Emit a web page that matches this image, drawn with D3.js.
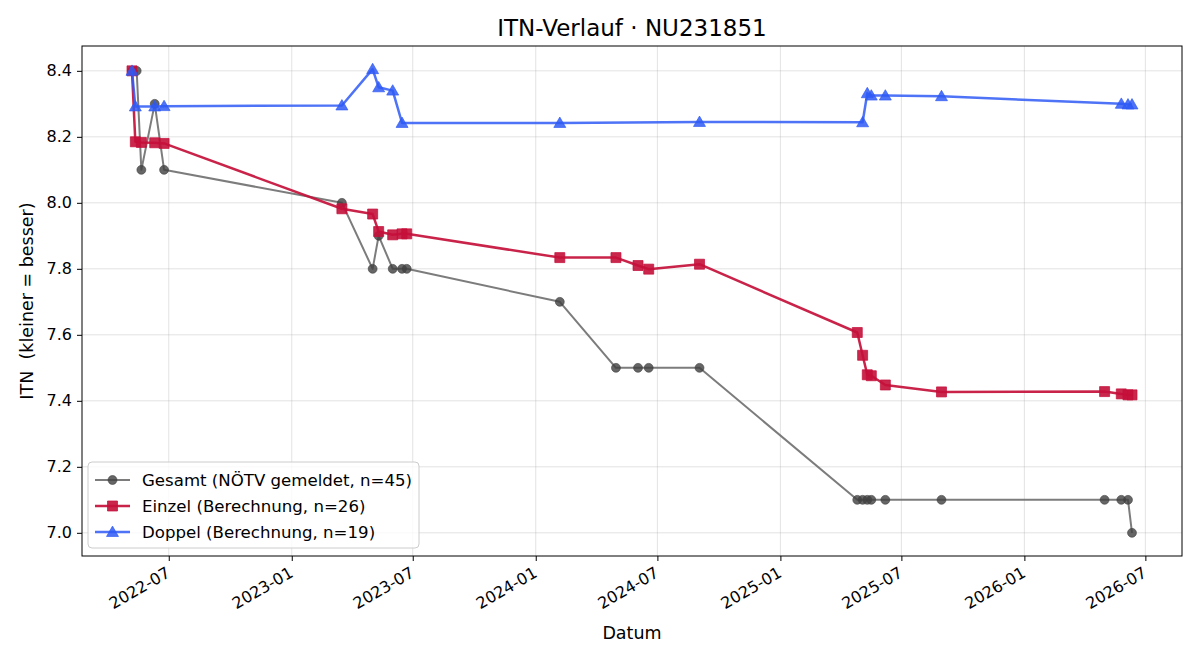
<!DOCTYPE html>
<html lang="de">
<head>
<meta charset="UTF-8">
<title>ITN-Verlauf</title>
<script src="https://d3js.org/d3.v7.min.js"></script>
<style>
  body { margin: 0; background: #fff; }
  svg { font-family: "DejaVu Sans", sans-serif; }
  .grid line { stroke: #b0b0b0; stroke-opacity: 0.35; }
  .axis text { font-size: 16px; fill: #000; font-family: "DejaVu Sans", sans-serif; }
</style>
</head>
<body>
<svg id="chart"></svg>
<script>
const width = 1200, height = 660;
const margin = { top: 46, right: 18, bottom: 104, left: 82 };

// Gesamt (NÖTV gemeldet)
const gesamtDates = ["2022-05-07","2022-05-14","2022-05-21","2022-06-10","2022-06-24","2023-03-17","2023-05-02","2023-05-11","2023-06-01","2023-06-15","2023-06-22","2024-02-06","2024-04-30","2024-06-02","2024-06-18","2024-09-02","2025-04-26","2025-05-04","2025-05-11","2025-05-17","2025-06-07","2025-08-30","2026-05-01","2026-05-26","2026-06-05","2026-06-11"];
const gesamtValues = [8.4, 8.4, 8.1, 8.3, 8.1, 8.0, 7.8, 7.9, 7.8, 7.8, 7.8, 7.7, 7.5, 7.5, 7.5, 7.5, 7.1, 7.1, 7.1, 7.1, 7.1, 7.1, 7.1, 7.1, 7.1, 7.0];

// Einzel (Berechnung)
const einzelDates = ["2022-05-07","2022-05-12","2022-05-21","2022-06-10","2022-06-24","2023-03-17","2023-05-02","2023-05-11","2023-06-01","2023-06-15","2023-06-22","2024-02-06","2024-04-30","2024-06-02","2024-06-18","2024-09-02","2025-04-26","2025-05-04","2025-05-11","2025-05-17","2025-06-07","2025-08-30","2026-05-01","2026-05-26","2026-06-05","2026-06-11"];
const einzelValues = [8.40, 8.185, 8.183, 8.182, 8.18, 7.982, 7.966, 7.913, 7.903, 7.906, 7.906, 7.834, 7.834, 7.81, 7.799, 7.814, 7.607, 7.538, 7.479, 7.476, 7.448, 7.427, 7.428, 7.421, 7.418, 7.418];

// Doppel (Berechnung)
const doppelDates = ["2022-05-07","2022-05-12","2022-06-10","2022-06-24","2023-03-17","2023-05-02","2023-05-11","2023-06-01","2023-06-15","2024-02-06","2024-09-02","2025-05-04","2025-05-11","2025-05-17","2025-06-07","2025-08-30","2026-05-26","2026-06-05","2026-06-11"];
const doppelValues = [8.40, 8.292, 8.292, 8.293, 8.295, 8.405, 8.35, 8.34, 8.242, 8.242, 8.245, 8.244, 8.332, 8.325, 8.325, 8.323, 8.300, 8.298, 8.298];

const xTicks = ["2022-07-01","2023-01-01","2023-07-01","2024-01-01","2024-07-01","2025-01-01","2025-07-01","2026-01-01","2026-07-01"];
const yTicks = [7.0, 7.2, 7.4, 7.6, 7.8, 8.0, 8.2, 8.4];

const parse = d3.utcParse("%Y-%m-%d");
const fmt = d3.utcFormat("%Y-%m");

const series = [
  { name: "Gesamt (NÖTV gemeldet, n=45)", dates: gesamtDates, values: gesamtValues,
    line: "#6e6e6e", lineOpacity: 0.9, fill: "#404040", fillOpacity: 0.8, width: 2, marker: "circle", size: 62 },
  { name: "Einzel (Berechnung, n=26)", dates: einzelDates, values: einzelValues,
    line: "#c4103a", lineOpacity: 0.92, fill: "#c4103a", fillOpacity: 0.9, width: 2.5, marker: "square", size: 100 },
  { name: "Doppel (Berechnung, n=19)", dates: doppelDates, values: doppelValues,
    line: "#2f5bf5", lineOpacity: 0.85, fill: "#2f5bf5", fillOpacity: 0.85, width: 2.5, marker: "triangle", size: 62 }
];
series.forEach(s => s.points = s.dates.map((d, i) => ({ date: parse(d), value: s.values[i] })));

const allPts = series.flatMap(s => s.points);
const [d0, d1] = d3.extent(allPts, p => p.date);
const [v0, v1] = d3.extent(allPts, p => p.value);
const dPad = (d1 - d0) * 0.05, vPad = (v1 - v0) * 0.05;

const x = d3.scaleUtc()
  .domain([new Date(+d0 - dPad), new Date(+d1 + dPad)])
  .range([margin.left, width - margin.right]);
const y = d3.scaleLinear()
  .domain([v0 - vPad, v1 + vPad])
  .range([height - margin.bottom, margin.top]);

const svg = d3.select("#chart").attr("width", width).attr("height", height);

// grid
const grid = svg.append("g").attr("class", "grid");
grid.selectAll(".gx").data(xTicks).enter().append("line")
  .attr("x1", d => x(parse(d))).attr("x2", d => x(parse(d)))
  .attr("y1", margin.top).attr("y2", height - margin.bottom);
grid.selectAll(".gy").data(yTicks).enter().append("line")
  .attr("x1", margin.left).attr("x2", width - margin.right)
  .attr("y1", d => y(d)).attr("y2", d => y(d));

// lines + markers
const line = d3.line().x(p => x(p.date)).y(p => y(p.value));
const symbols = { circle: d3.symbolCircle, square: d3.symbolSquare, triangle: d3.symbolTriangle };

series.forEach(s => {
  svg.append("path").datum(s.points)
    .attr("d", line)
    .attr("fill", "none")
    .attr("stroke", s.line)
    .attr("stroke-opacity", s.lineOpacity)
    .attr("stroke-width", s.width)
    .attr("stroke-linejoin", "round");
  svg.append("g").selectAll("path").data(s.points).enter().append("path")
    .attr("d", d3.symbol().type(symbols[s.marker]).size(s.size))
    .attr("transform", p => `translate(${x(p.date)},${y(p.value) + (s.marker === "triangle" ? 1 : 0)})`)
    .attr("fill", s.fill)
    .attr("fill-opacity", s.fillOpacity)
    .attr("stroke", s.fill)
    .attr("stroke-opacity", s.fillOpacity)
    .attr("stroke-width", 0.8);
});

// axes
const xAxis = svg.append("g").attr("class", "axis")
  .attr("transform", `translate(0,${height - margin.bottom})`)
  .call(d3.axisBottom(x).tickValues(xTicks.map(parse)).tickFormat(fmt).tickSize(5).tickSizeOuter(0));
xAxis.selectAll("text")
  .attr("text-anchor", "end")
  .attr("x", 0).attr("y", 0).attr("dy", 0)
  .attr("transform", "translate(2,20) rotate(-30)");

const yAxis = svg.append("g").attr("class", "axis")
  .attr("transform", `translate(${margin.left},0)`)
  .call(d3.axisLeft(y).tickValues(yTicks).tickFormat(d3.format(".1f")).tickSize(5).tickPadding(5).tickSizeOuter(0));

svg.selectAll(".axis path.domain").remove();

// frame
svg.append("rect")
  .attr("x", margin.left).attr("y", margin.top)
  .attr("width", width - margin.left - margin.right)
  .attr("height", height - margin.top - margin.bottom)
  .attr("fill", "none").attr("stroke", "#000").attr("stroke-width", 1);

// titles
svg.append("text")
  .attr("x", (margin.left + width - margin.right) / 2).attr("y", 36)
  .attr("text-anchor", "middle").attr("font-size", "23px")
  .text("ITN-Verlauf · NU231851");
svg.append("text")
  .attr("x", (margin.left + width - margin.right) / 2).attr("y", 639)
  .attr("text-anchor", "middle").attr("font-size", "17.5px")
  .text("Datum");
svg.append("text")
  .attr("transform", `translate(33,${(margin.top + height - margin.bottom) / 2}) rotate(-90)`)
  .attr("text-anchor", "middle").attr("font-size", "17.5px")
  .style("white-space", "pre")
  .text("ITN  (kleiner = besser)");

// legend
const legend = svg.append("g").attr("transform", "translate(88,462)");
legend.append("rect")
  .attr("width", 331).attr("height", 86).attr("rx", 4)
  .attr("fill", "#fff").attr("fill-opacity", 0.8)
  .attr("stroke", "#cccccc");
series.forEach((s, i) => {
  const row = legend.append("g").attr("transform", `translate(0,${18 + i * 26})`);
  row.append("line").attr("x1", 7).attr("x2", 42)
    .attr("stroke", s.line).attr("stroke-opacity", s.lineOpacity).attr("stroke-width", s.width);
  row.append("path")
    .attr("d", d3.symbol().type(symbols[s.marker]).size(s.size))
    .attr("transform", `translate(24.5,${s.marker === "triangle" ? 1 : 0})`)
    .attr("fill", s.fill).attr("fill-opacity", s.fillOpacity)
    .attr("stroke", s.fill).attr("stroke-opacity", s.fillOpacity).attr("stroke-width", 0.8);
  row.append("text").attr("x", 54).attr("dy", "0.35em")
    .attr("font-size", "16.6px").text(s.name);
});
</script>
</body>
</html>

__________________________________________________

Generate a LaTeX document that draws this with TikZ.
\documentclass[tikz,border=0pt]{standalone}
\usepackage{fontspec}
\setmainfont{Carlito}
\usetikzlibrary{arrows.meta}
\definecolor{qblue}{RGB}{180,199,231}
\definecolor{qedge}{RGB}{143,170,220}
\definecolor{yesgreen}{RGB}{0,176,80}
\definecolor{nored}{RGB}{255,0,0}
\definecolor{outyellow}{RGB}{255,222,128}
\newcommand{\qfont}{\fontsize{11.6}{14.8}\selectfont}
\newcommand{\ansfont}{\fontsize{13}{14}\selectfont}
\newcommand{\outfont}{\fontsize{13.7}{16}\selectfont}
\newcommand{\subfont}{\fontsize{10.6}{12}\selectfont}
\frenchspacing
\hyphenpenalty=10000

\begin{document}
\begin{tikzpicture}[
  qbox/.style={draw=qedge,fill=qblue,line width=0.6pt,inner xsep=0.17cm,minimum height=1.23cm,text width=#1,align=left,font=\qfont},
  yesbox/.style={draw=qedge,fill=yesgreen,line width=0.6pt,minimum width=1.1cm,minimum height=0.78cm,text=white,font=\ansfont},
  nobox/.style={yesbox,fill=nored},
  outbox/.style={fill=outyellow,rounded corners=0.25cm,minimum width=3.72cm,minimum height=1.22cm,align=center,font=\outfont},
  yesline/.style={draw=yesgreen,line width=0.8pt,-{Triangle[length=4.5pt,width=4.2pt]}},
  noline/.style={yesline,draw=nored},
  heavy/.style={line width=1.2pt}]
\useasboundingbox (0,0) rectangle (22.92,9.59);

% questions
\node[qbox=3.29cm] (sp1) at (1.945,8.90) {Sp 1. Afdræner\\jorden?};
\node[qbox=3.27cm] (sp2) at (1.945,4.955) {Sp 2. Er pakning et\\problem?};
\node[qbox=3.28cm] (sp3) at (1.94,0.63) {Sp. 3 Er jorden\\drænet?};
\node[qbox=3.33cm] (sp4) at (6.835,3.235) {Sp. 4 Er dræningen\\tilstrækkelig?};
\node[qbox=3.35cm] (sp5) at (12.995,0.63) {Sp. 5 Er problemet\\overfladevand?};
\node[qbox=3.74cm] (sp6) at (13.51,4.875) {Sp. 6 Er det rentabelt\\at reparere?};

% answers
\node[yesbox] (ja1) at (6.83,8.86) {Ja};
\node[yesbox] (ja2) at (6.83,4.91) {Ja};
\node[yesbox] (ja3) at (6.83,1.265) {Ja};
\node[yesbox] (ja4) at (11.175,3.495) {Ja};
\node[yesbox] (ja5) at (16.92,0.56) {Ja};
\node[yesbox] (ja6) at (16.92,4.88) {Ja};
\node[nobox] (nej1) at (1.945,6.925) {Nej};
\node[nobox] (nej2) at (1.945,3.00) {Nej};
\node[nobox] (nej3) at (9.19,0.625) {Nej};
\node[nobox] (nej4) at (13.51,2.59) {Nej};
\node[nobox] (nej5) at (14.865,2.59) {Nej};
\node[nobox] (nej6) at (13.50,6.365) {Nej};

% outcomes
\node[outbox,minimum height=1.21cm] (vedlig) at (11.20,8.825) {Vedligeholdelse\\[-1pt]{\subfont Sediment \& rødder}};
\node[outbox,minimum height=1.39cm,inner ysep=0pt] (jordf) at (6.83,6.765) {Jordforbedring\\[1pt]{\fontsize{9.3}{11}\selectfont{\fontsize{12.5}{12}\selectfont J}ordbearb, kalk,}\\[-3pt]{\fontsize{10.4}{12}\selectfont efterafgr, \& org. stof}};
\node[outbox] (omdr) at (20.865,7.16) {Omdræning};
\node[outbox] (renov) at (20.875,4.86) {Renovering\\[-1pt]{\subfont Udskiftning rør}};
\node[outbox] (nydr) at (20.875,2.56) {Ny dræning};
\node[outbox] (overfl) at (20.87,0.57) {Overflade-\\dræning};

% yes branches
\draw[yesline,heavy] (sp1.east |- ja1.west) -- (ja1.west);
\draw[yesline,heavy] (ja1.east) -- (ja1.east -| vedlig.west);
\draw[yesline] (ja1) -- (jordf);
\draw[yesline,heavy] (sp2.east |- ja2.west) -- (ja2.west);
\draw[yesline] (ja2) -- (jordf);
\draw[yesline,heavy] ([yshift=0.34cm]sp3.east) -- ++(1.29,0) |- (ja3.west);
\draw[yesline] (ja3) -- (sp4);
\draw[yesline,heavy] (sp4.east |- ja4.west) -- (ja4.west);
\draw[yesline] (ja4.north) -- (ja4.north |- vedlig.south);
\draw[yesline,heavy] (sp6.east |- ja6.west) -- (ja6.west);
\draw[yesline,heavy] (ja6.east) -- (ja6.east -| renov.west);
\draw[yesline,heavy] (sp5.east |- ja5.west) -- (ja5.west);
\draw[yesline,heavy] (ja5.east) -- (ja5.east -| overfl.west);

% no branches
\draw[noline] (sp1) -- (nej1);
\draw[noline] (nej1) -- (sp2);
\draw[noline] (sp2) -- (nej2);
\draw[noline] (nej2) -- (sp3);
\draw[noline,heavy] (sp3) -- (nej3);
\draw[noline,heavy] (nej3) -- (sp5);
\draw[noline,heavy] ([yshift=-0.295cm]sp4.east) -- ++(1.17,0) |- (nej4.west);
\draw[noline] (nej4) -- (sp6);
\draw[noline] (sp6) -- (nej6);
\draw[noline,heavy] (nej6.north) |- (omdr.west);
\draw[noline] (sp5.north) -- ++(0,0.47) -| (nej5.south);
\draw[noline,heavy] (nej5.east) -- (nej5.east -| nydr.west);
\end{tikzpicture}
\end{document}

__________________________________________________

[STATED GOAL]
Using the data above, print only the lines starting at the one with "Emit a web page" and ending at the one with "104, left: 82", exactly as they stand, minus the pictures.

[SOLUTION TO THIS PROBLEM]
Emit a web page that matches this image, drawn with D3.js.
<!DOCTYPE html>
<html lang="de">
<head>
<meta charset="UTF-8">
<title>ITN-Verlauf</title>
<script src="https://d3js.org/d3.v7.min.js"></script>
<style>
  body { margin: 0; background: #fff; }
  svg { font-family: "DejaVu Sans", sans-serif; }
  .grid line { stroke: #b0b0b0; stroke-opacity: 0.35; }
  .axis text { font-size: 16px; fill: #000; font-family: "DejaVu Sans", sans-serif; }
</style>
</head>
<body>
<svg id="chart"></svg>
<script>
const width = 1200, height = 660;
const margin = { top: 46, right: 18, bottom: 104, left: 82 };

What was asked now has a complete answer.